Pico Bogue, 4. Pico Love / Dominique Roques, Alexis Dormal
Pico Bogue,
sa petite soeur Ana Ana, ses parents et son petit univers nous
reviennent pour un quatrième tome qui annonce la couleur : l'amour, ses
délices et ses tourments. Surtout quand on est un garçon (comment
comprendre les filles ?), et surtout quand on on est un enfant (tout
ça, c'est des affaires de grands ?) Pico est ici troublé par la blonde
Lucie, au point de laisser échapper de jolis lapsus : « Lucie, je
peux t'aimer ?... Heu... t'aider ? » Mais rien n'est simple, car
Lucie ne veut pas jouer avec lui sous prétexte qu'il est mauvais
élève... Ana Ana, elle, partage avec ses copines des théories beaucoup
plus simples sur la question : « moi, j'ai une pierre à la place du
cœur.
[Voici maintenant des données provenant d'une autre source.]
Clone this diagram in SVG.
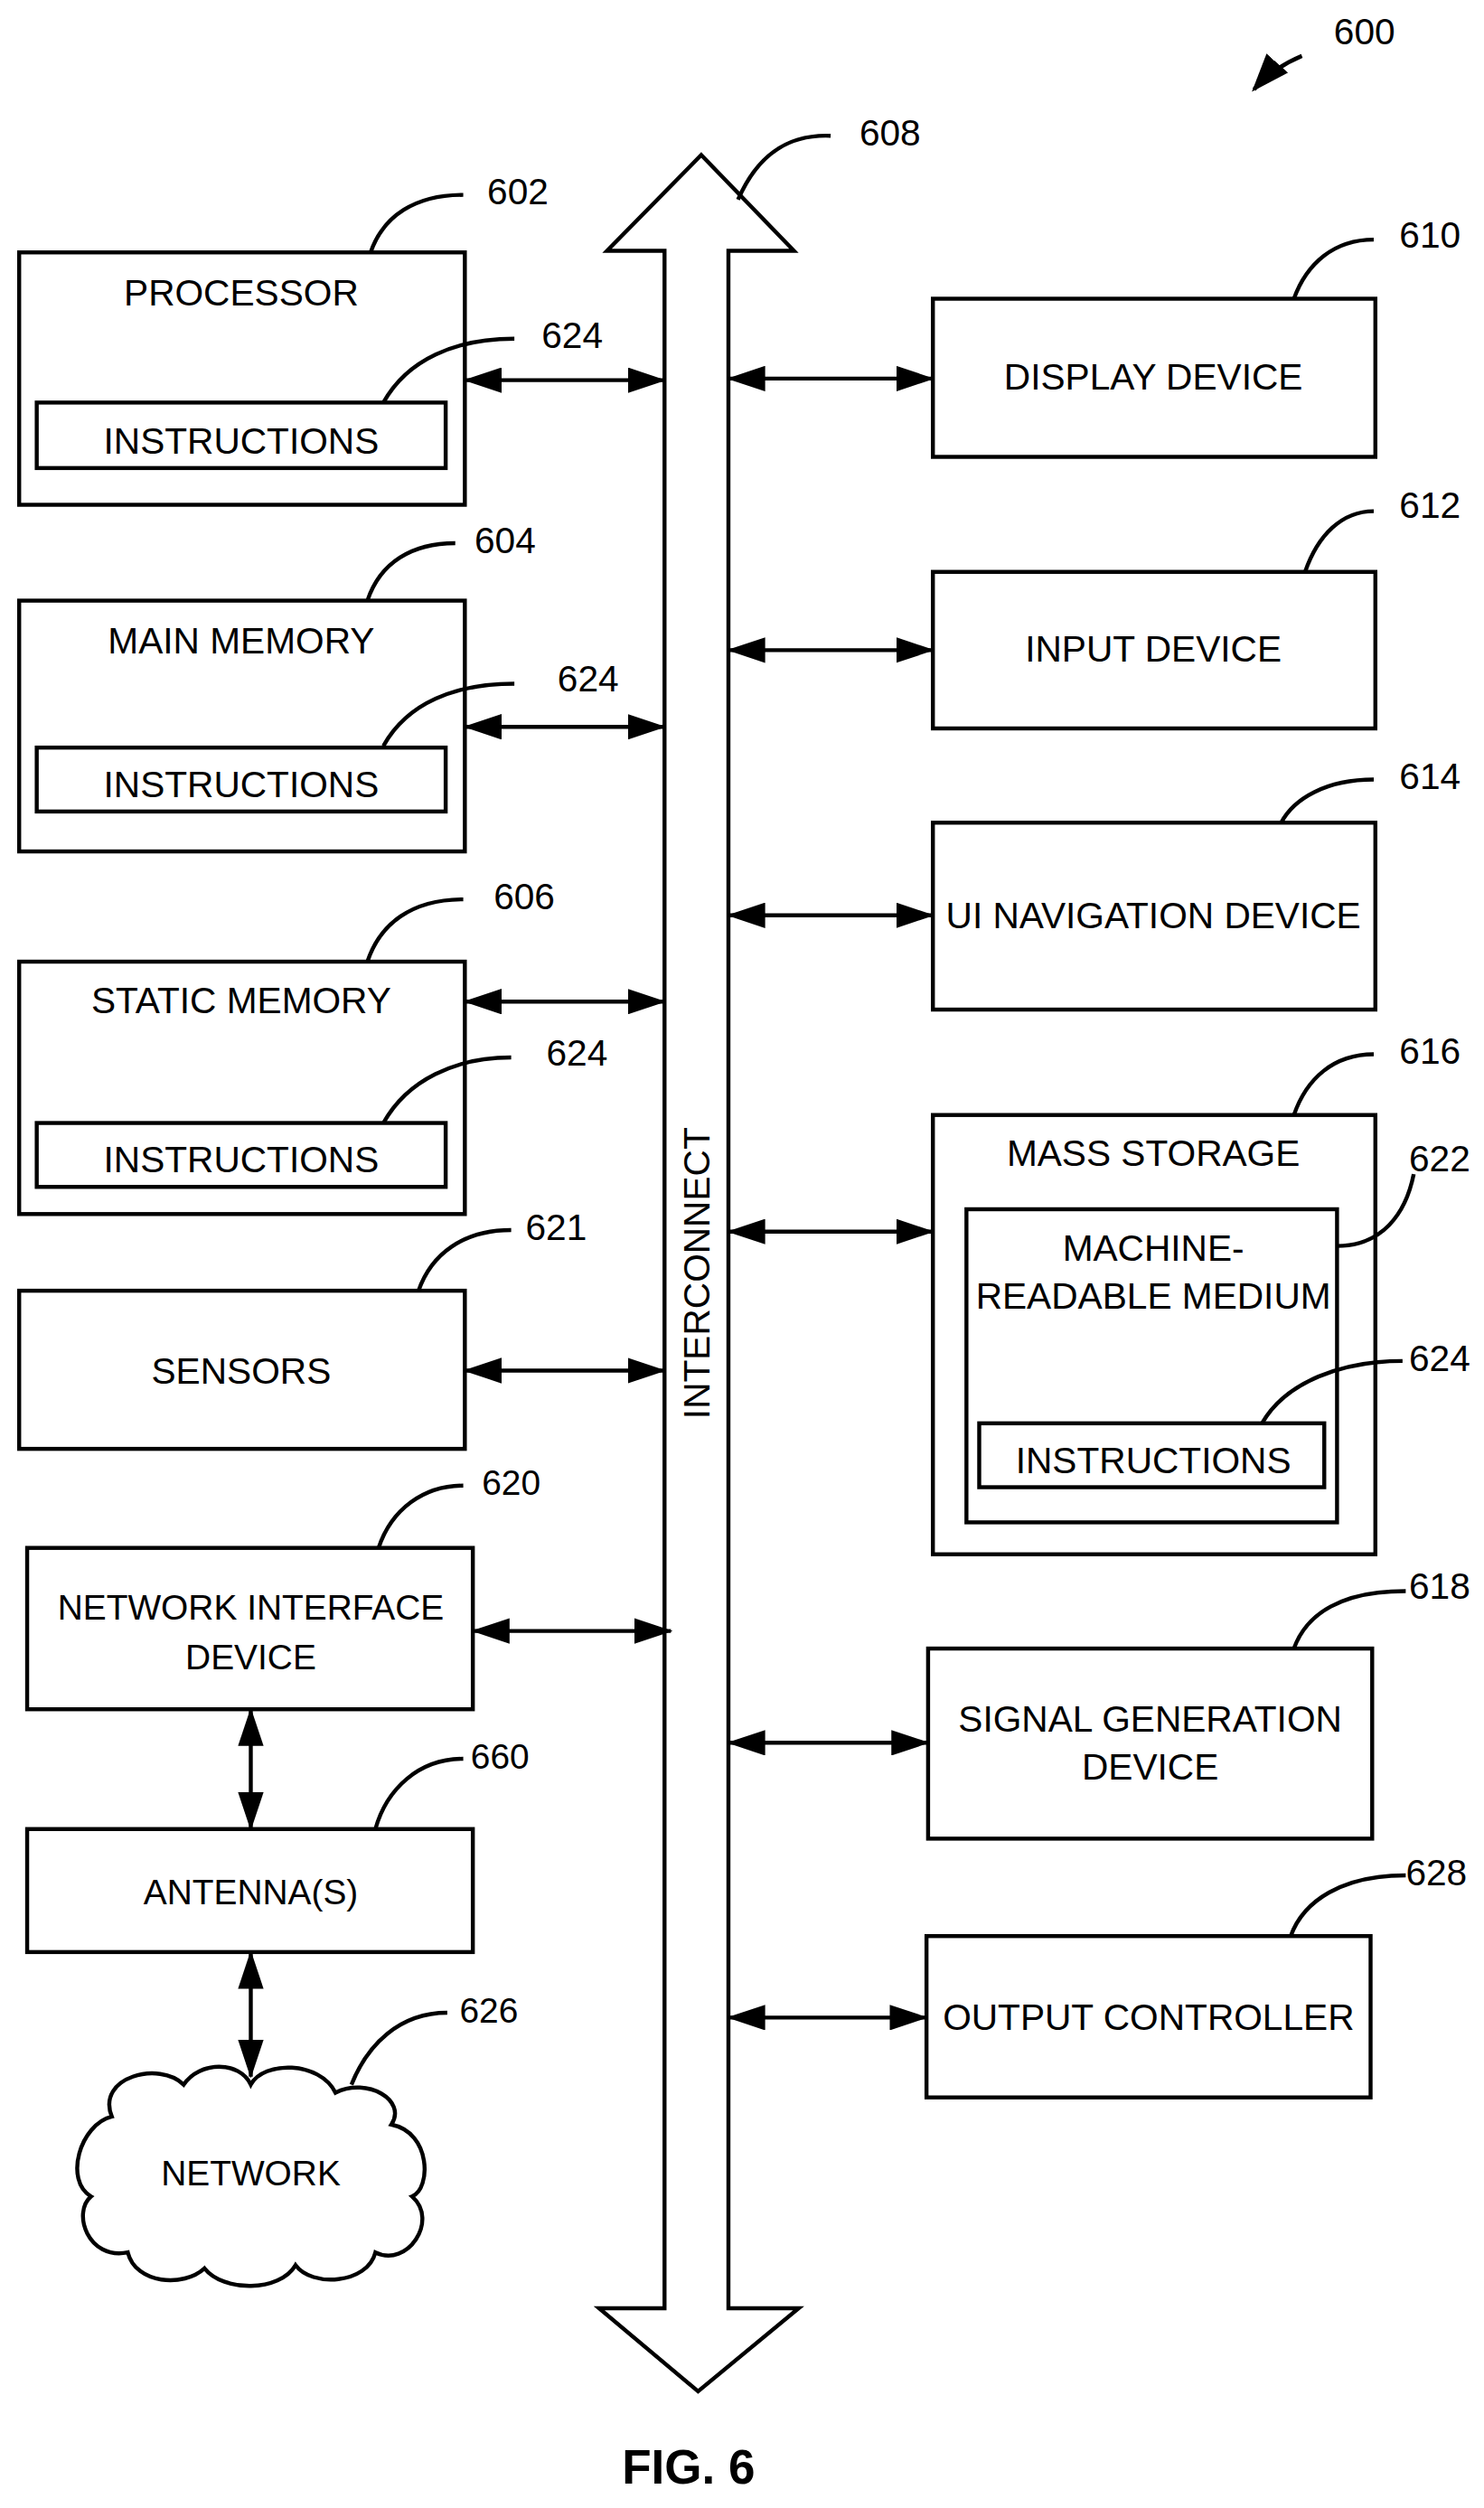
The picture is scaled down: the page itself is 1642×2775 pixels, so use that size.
<svg xmlns="http://www.w3.org/2000/svg" width="1642" height="2775" viewBox="0 0 1642 2775">
<style>
.b{fill:#fff;stroke:#000;stroke-width:2.5}
.t{font-family:"Liberation Sans Narrow","Liberation Sans",Arial,sans-serif;font-size:23px;text-anchor:middle;fill:#000}
.w{font-family:"Liberation Sans",Arial,sans-serif;font-size:22px;text-anchor:middle;fill:#000}
.n{font-family:"Liberation Sans Narrow","Liberation Sans",Arial,sans-serif;font-size:23px;fill:#000}
.l{fill:none;stroke:#000;stroke-width:2.5}
.c{fill:none;stroke:#000;stroke-width:2.5;marker-start:url(#a);marker-end:url(#a)}
</style>
<defs>
<marker id="a" viewBox="0 0 24 16" refX="23" refY="8" markerWidth="24" markerHeight="16" markerUnits="userSpaceOnUse" orient="auto-start-reverse"><path d="M0,0 L24,8 L0,16 Z" fill="#000"/></marker>
<marker id="h" viewBox="0 0 24 18" refX="22" refY="9" markerWidth="24" markerHeight="18" markerUnits="userSpaceOnUse" orient="auto"><path d="M0,0 L24,9 L0,18 Z" fill="#000"/></marker>
</defs>
<rect width="1642" height="2775" fill="#fff"/>
<g transform="scale(1.76749)">
<g id="bus">
<path class="b" d="M439,97 L497,157 L456,157 L456,1445 L500,1445 L437,1497 L375,1445 L416,1445 L416,157 L380,157 Z"/>
<text class="t" transform="translate(444,797) rotate(-90)">INTERCONNECT</text>
<path class="l" d="M462,125 C475,95 495,84 520,85"/><text class="n" x="538" y="91">608</text>
</g>
<g id="n600"><path class="l" d="M815,35 C803,40 793,47 785,56" marker-end="url(#h)"/><text class="n" x="835" y="28">600</text></g>
<g id="processor">
<rect class="b" x="12" y="158" width="279" height="158"/><text class="t" x="151" y="191">PROCESSOR</text>
<rect class="b" x="23" y="252" width="256" height="41"/><text class="t" x="151" y="284">INSTRUCTIONS</text>
<path class="l" d="M232,158 C240,135 260,122 290,122"/><text class="n" x="305" y="128">602</text>
<path class="l" d="M240,252 C255,225 285,212 322,212"/><text class="n" x="339" y="218">624</text>
</g>
<g id="mainmem">
<rect class="b" x="12" y="376" width="279" height="157"/><text class="t" x="151" y="409">MAIN MEMORY</text>
<rect class="b" x="23" y="468" width="256" height="40"/><text class="t" x="151" y="499">INSTRUCTIONS</text>
<path class="l" d="M230,376 C238,352 258,340 285,340"/><text class="n" x="297" y="346">604</text>
<path class="l" d="M240,467 C255,440 285,428 322,428"/><text class="n" x="349" y="433">624</text>
</g>
<g id="staticmem">
<rect class="b" x="12" y="602" width="279" height="158"/><text class="t" x="151" y="634">STATIC MEMORY</text>
<rect class="b" x="23" y="703" width="256" height="40"/><text class="t" x="151" y="734">INSTRUCTIONS</text>
<path class="l" d="M230,602 C238,578 258,563 290,563"/><text class="n" x="309" y="569">606</text>
<path class="l" d="M240,703 C255,676 285,662 320,662"/><text class="n" x="342" y="667">624</text>
</g>
<g id="sensors">
<rect class="b" x="12" y="808" width="279" height="99"/><text class="t" x="151" y="866">SENSORS</text>
<path class="l" d="M262,808 C270,785 290,770 320,770"/><text class="n" x="329" y="776">621</text>
</g>
<g id="nid">
<rect class="b" x="17" y="969" width="279" height="101"/><text class="w" x="157" y="1014">NETWORK INTERFACE</text><text class="w" x="157" y="1045">DEVICE</text>
<path class="l" d="M237,969 C245,945 265,930 290,930"/><text class="w" x="320" y="936">620</text>
</g>
<g id="antenna">
<rect class="b" x="17" y="1145" width="279" height="77"/><text class="w" x="157" y="1192">ANTENNA(S)</text>
<path class="l" d="M235,1145 C242,1120 262,1101 290,1101"/><text class="w" x="313" y="1107">660</text>
</g>
<g id="network">
<path class="b" d="M70,1325 C60,1300 100,1290 115,1305 C125,1290 150,1290 157,1305 C165,1290 200,1290 210,1310 C230,1300 255,1315 245,1330 C270,1335 270,1370 258,1375 C275,1390 255,1420 235,1410 C230,1430 195,1432 185,1418 C175,1435 140,1435 128,1420 C115,1432 85,1430 80,1410 C55,1415 45,1385 57,1375 C40,1365 50,1330 70,1325 Z"/>
<text class="w" x="157" y="1368">NETWORK</text>
<path class="l" d="M220,1305 C230,1280 250,1260 280,1260"/><text class="w" x="306" y="1266">626</text>
</g>
<g id="display">
<rect class="b" x="584" y="187" width="277" height="99"/><text class="t" x="722" y="244">DISPLAY DEVICE</text>
<path class="l" d="M810,187 C818,165 835,150 860,150"/><text class="n" x="876" y="155">610</text>
</g>
<g id="input">
<rect class="b" x="584" y="358" width="277" height="98"/><text class="t" x="722" y="414">INPUT DEVICE</text>
<path class="l" d="M817,358 C825,335 840,320 860,320"/><text class="n" x="876" y="324">612</text>
</g>
<g id="uinav">
<rect class="b" x="584" y="515" width="277" height="117"/><text class="t" x="722" y="581">UI NAVIGATION DEVICE</text>
<path class="l" d="M802,515 C810,500 830,488 860,488"/><text class="n" x="876" y="494">614</text>
</g>
<g id="mass">
<rect class="b" x="584" y="698" width="277" height="275"/><text class="t" x="722" y="730">MASS STORAGE</text>
<rect class="b" x="605" y="757" width="232" height="196"/><text class="t" x="722" y="789">MACHINE-</text><text class="t" x="722" y="819">READABLE MEDIUM</text>
<rect class="b" x="613" y="891" width="216" height="40"/><text class="t" x="722" y="922">INSTRUCTIONS</text>
<path class="l" d="M810,698 C818,675 835,660 860,660"/><text class="n" x="876" y="666">616</text>
<path class="l" d="M837,780 C865,780 880,760 885,735"/><text class="n" x="882" y="733">622</text>
<path class="l" d="M790,891 C805,865 840,852 878,852"/><text class="n" x="882" y="858">624</text>
</g>
<g id="signal">
<rect class="b" x="581" y="1032" width="278" height="119"/><text class="t" x="720" y="1084">SIGNAL GENERATION</text><text class="t" x="720" y="1114">DEVICE</text>
<path class="l" d="M810,1032 C818,1010 840,996 880,996"/><text class="n" x="882" y="1001">618</text>
</g>
<g id="output">
<rect class="b" x="580" y="1212" width="278" height="101"/><text class="t" x="719" y="1271">OUTPUT CONTROLLER</text>
<path class="l" d="M808,1212 C816,1190 840,1174 880,1174"/><text class="n" x="880" y="1180">628</text>
</g>
<g id="connectors">
<path class="c" d="M291,238 L416,238"/>
<path class="c" d="M291,455 L416,455"/>
<path class="c" d="M291,627 L416,627"/>
<path class="c" d="M291,858 L416,858"/>
<path class="c" d="M296,1021 L420,1021"/>
<path class="c" d="M157,1070 L157,1145"/>
<path class="c" d="M157,1222 L157,1300"/>
<path class="c" d="M456,237 L584,237"/>
<path class="c" d="M456,407 L584,407"/>
<path class="c" d="M456,573 L584,573"/>
<path class="c" d="M456,771 L584,771"/>
<path class="c" d="M456,1091 L581,1091"/>
<path class="c" d="M456,1263 L580,1263"/>
</g>
<text x="431" y="1555" font-family="Liberation Sans,Arial,sans-serif" font-weight="bold" font-size="30" text-anchor="middle">FIG. 6</text>
</g>
</svg>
Mais pour que je la jette sous des roues, il faudra au moins une
Ferrari ». Ce qui ne laisse pas d'inquiéter ses géniteurs, quand
elle explique toute candide qu'elle a fait une liste des mots (perfide,
sordide, vandale, et surtout toxique, qu'elle trouve trop mignon) dont
elle est tombée amoureuse. Elle ne sait pas ce qu'ils signifient, mais
elle les aime parce qu'ils sont beaux...
Ce tome, comme les précédents, égrenne des instants de vie à hauteur d'enfance (voir dans le tome 3 - Question d'équilibre
- le jardin immaculé par la première neige, complètement piétiné à
l'issue d'une fameuse partie de boules de neige !), sans grands
événements, juste pour le bonheur de la chronique. Ici ou là, on
retrouve les théories à n'en plus finir chères à Pico, comme cette
confrontation verbale sur l'anticonformisme qui l'oppose à un
maître-nageur banalement désireux de le voir se mettre à l'eau comme
tout le monde... On reconnaît aussi les aphorismes qui signent le
personnage, en butte à ses habituels soucis : « la beauté des
choses n'existe que dans l'esprit de celui qui contemple ces
choses ». « Faudra pas oublier cette phrase quand tu
contempleras mon bulletin », déclare-t-il à sa mère. Saveur de la
série, l'efficacité visuelle est particulièrement nette dans cette
bande, un plan américain dans lequel, par la force des choses, on
n'aperçoit de Pico que le tignasse ébouriffée et le nez en l'air. Une
efficacité qui s'exprime également dans la double page montrant Pico et
sa sœur qui jouent au foot sur une plage. Outre la délicatesse de la
mise en couleurs, le choix du cadrage et l'économie de moyens sont une
vraie réussite : on voit Pico shooter systématiquement au-dessus de la
tête d'Ana Ana, la petite fille qui court après le ballon s'appliquer
le renvoyer aussi loin que possible, jusqu'à la grimace finale quand,
suite à un coup de pied moins vigoureux que les autres, le ballon
s'arrête à mi-chemin et que le grand frère ne fait pas un pas pour
aller le chercher... La subtilité du graphisme et l'équilibre des
couleurs aquarellées rappellent évidemment Sempé. Comme avec lui, les
planches de Roques et Dormal passent avec bonheur le test de
l'agrandissement, se contemplant en exposition comme de mini-tableaux
pleins d'humour et de douceur.
Peut-être un peu moins drôle que les tomes
précédents, cet album se déguste toutefois avec grand plaisir. Il
touche les enfants même jeunes (j'en ai vu dans l'expo qui se faisaient
lire avec délices les bulles par leurs parents). Il sera donc
tout-à-fait accessible en collège, et lisible jusqu'à un âge avancé (je
me demande néanmoins dans quelle mesure il peut rencontrer le lectorat
intermédiaire, plus dans l'enfance et pas encore dans les
préoccupations de l'âge adulte ?)
Références :
Pico Bogue, 4. Pico Love / Dominique Roques, Alexis Dormal. Dargaud, 2010. 11,55 €. 978-2-2205-06521-3.